Who needs muscles when you have brains?
Have you ever tried not to hear or read anything about AI for a day? In today’s world, that’s nearly impossible. Artificial intelligence (AI) has become ubiquitous, with edge AI playing a central role in embedded computing.
Edge AI refers to the execution of AI algorithms directly at the data source, such as in a device or machine, rather than in a remote data center. This approach offers clear advantages: lower latencies and enhanced information security through local data processing. While AI is often associated with large server farms, it’s crucial to distinguish between training models and applying them through inference.
Not all AI is the same: the difference between training and inference
Training an AI involves creating and refining models using large datasets. This process is computationally intensive and requires powerful hardware, often entire data centers. This is where inference comes into play. In AI, inference refers to the process of using a trained model to make predictions or decisions based on new, previously unknown data. During training on a large dataset, the model learns to recognize patterns and convert inputs into specific outputs. Once trained, the model can draw conclusions from new data, often using significantly less powerful hardware. This makes inference suitable for low-power platforms such as SMARC modules.
OpenVINO™ and the importance of INT8
Intel’s OpenVINO toolkit enhances inference efficiency. OpenVINO, which stands for “Open Visual Inference and Neural Network Optimization”, is a suite of tools for optimizing and deploying deep learning models on Intel hardware. It enables developers to use pre-trained models, customize them for specific applications, and optimize these models to significantly boost inference performance.
When working with OpenVINO, developers will sooner or later encounter various data types, as the toolkit supports multiple formats. Two examples are INT8 and FP32, which differ in accuracy and memory requirements.
Data Type | Accuracy range | Memory requirements (Byte) |
INT8 | -128 to 127 | 1 |
FP32 | -3.4x1038 to 3.4x1038 | 4 |
Why INT8 is so important
INT8 is particularly noteworthy for providing an optimal balance between computational efficiency and accuracy. Using INT8 reduces memory requirements and accelerates inference, which is especially advantageous on low-power platforms like SMARC modules. Tests have demonstrated that INT8 quantization can deliver significantly higher inference performance without substantially compromising accuracy. Intel has published test results supporting this claim. Despite dating back to 2021, they underscore the relevance of Int8 for edge AI applications today.
The new Intel Atom® x7000RE Series processors natively support INT8, making them significantly more powerful than the previous x6000RE Series. Intel’s claim of up to 9.83 times better image classification performance highlights the substantial impact of this improvement.

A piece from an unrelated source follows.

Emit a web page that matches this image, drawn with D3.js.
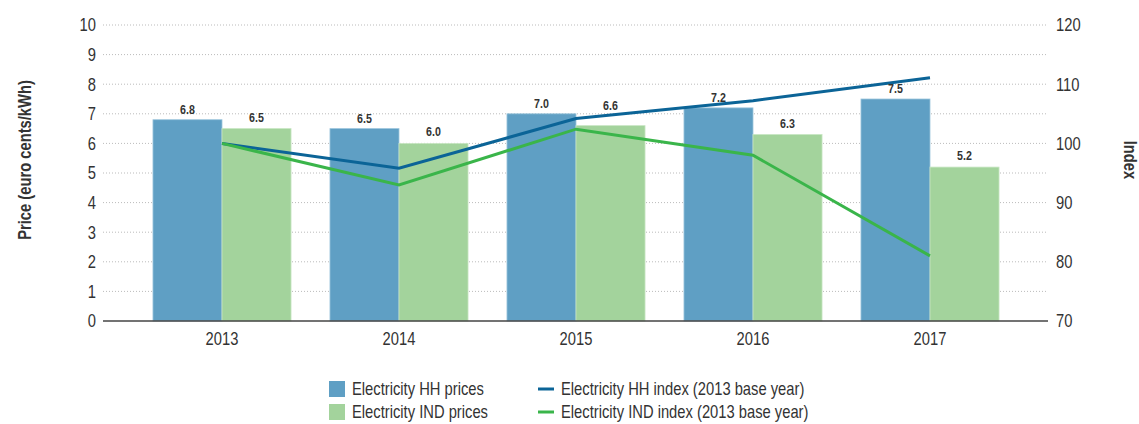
<!DOCTYPE html>
<html>
<head>
<meta charset="utf-8">
<script src="https://cdn.jsdelivr.net/npm/d3@7"></script>
<style>
  body { margin: 0; background: #fff; }
  svg text { font-family: "Liberation Sans", Arial, sans-serif; fill: #333; }
</style>
</head>
<body>
<svg id="chart" width="1139" height="424"></svg>
<script>
const years = ["2013", "2014", "2015", "2016", "2017"];
const hhPrices = [6.8, 6.5, 7.0, 7.2, 7.5];
const indPrices = [6.5, 6.0, 6.6, 6.3, 5.2];
const hhIndex = [100, 95.8, 104.2, 107.2, 111.1];
const indIndex = [100, 93.0, 102.4, 98.0, 81.0];
const priceTicks = [0, 1, 2, 3, 4, 5, 6, 7, 8, 9, 10];
const indexTicks = [70, 80, 90, 100, 110, 120];

const colors = { hh: "#5f9fc4", ind: "#a3d39c", hhLine: "#0b6497", indLine: "#3ab54a" };
const narrow = 0.82; // squeeze to mimic a narrow font

const svg = d3.select("#chart");
const plotLeft = 103, plotRight = 1048, plotTop = 25, plotBottom = 321;

// scales
const x = d3.scaleBand().domain(years).range([133.5, 1018.5]).paddingInner(0.22).paddingOuter(0.11);
const y = d3.scaleLinear().domain([0, 10]).range([plotBottom, plotTop]);
const yIdx = d3.scaleLinear().domain([70, 120]).range([plotBottom, plotTop]);

const place = (px, py) => "translate(" + px + "," + py + ") scale(" + narrow + ",1)";
const cx = yr => x(yr) + x.bandwidth() / 2;

// y of an index line at a given pixel x
const lineYAt = (series, px) => {
  const xs = years.map(cx);
  const ys = series.map(yIdx);
  for (let i = 0; i < xs.length - 1; i++) {
    if (px >= xs[i] && px <= xs[i + 1]) {
      const t = (px - xs[i]) / (xs[i + 1] - xs[i]);
      return ys[i] + t * (ys[i + 1] - ys[i]);
    }
  }
  return null;
};
// lift a bar label above any line running through it
const labelY = (px, base) => {
  let b = base;
  [hhIndex, indIndex].forEach(s => {
    const ly = lineYAt(s, px);
    if (ly !== null && ly + 1.5 > b - 9 && ly - 1.5 < b) b = ly - 5.5;
  });
  return b;
};

// gridlines
svg.append("g")
  .selectAll("line")
  .data(priceTicks.filter(d => d > 0))
  .join("line")
  .attr("x1", plotLeft).attr("x2", plotRight)
  .attr("y1", d => y(d)).attr("y2", d => y(d))
  .attr("stroke", "#bbb")
  .attr("stroke-width", 1)
  .attr("stroke-dasharray", "1,2");

// left axis labels
svg.append("g")
  .selectAll("text")
  .data(priceTicks)
  .join("text")
  .attr("transform", d => place(96, y(d)))
  .attr("dy", "0.35em")
  .attr("text-anchor", "end")
  .attr("font-size", "18px")
  .text(d => d);

// right axis labels
svg.append("g")
  .selectAll("text")
  .data(indexTicks)
  .join("text")
  .attr("transform", d => place(1056, yIdx(d)))
  .attr("dy", "0.35em")
  .attr("font-size", "18px")
  .text(d => d);

// bars
const bw = x.bandwidth() / 2;
const groups = svg.append("g").selectAll("g")
  .data(years)
  .join("g")
  .attr("transform", d => "translate(" + x(d) + ",0)");

groups.append("rect")
  .attr("x", 0).attr("width", bw)
  .attr("y", (d, i) => y(hhPrices[i]))
  .attr("height", (d, i) => y(0) - y(hhPrices[i]))
  .attr("fill", colors.hh)
  .attr("stroke", "#9cc5dc").attr("stroke-width", 0.8);

groups.append("rect")
  .attr("x", bw).attr("width", bw)
  .attr("y", (d, i) => y(indPrices[i]))
  .attr("height", (d, i) => y(0) - y(indPrices[i]))
  .attr("fill", colors.ind)
  .attr("stroke", "#c8e6c3").attr("stroke-width", 0.8);

// lines go under the value labels
const line = d3.line()
  .x((d, i) => cx(years[i]))
  .y(d => yIdx(d));

svg.append("path")
  .datum(hhIndex)
  .attr("fill", "none")
  .attr("stroke", colors.hhLine)
  .attr("stroke-width", 3)
  .attr("d", line);

svg.append("path")
  .datum(indIndex)
  .attr("fill", "none")
  .attr("stroke", colors.indLine)
  .attr("stroke-width", 3)
  .attr("d", line);

const labels = svg.append("g");
labels.selectAll("text.hh")
  .data(years)
  .join("text")
  .attr("class", "hh")
  .attr("transform", (d, i) => {
    const px = x(d) + bw / 2;
    return place(px, labelY(px, y(hhPrices[i]) - 6));
  })
  .attr("text-anchor", "middle")
  .attr("font-size", "13px").attr("font-weight", "bold")
  .text((d, i) => hhPrices[i].toFixed(1));

labels.selectAll("text.ind")
  .data(years)
  .join("text")
  .attr("class", "ind")
  .attr("transform", (d, i) => {
    const px = x(d) + bw * 1.5;
    return place(px, labelY(px, y(indPrices[i]) - 7));
  })
  .attr("text-anchor", "middle")
  .attr("font-size", "13px").attr("font-weight", "bold")
  .text((d, i) => indPrices[i].toFixed(1));

// x axis
const xAxis = svg.append("g").attr("transform", "translate(0," + plotBottom + ")");
xAxis.append("line")
  .attr("x1", plotLeft).attr("x2", plotRight)
  .attr("stroke", "#444").attr("stroke-width", 1.5);
xAxis.selectAll("text")
  .data(years)
  .join("text")
  .attr("transform", d => place(cx(d), 24))
  .attr("text-anchor", "middle")
  .attr("font-size", "18px")
  .text(d => d);

// axis titles
svg.append("text")
  .attr("transform", "translate(31,160) rotate(-90) scale(" + narrow + ",1)")
  .attr("text-anchor", "middle")
  .attr("font-size", "18px").attr("font-weight", "bold")
  .text("Price (euro cents/kWh)");

svg.append("text")
  .attr("transform", "translate(1124,160) rotate(90) scale(" + narrow + ",1)")
  .attr("text-anchor", "middle")
  .attr("font-size", "18px").attr("font-weight", "bold")
  .text("Index");

// legend
const legend = svg.append("g");
const boxItems = [
  { label: "Electricity HH prices", color: colors.hh, y: 389 },
  { label: "Electricity IND prices", color: colors.ind, y: 412 }
];
const lineItems = [
  { label: "Electricity HH index (2013 base year)", color: colors.hhLine, y: 389 },
  { label: "Electricity IND index (2013 base year)", color: colors.indLine, y: 412 }
];
legend.selectAll("rect")
  .data(boxItems)
  .join("rect")
  .attr("x", 329).attr("y", d => d.y - 8)
  .attr("width", 16).attr("height", 16)
  .attr("fill", d => d.color);
legend.selectAll("text.box")
  .data(boxItems)
  .join("text")
  .attr("class", "box")
  .attr("transform", d => place(352, d.y))
  .attr("dy", "0.35em")
  .attr("font-size", "18px")
  .text(d => d.label);
legend.selectAll("line")
  .data(lineItems)
  .join("line")
  .attr("x1", 538).attr("x2", 554)
  .attr("y1", d => d.y).attr("y2", d => d.y)
  .attr("stroke", d => d.color)
  .attr("stroke-width", 3);
legend.selectAll("text.ln")
  .data(lineItems)
  .join("text")
  .attr("class", "ln")
  .attr("transform", d => place(561, d.y))
  .attr("dy", "0.35em")
  .attr("font-size", "18px")
  .text(d => d.label);
</script>
</body>
</html>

Source: https://www.intel.com/content/www/us/en/products/details/embedded-processors/atom/atomx7000re.html
This native support of INT8 enables optimal use of quantized models, resulting in faster, more efficient inference. It opens up a wide range of applications in various industrial sectors:
-
- Industrial automation: Improved control and monitoring on production lines.
- Motion control: More accurate and faster control of machines and devices.
- Autonomous vehicles and robots: Efficient real-time navigation and decision-making.
- Medical equipment: Increased accuracy and reliability in patient monitoring and laboratory testing.
- Transport management: Optimization of fleet management and traffic monitoring in road and rail systems.
If you are already using SMARC modules, you can easily upgrade to the new x7000RE versions thanks to the module concept.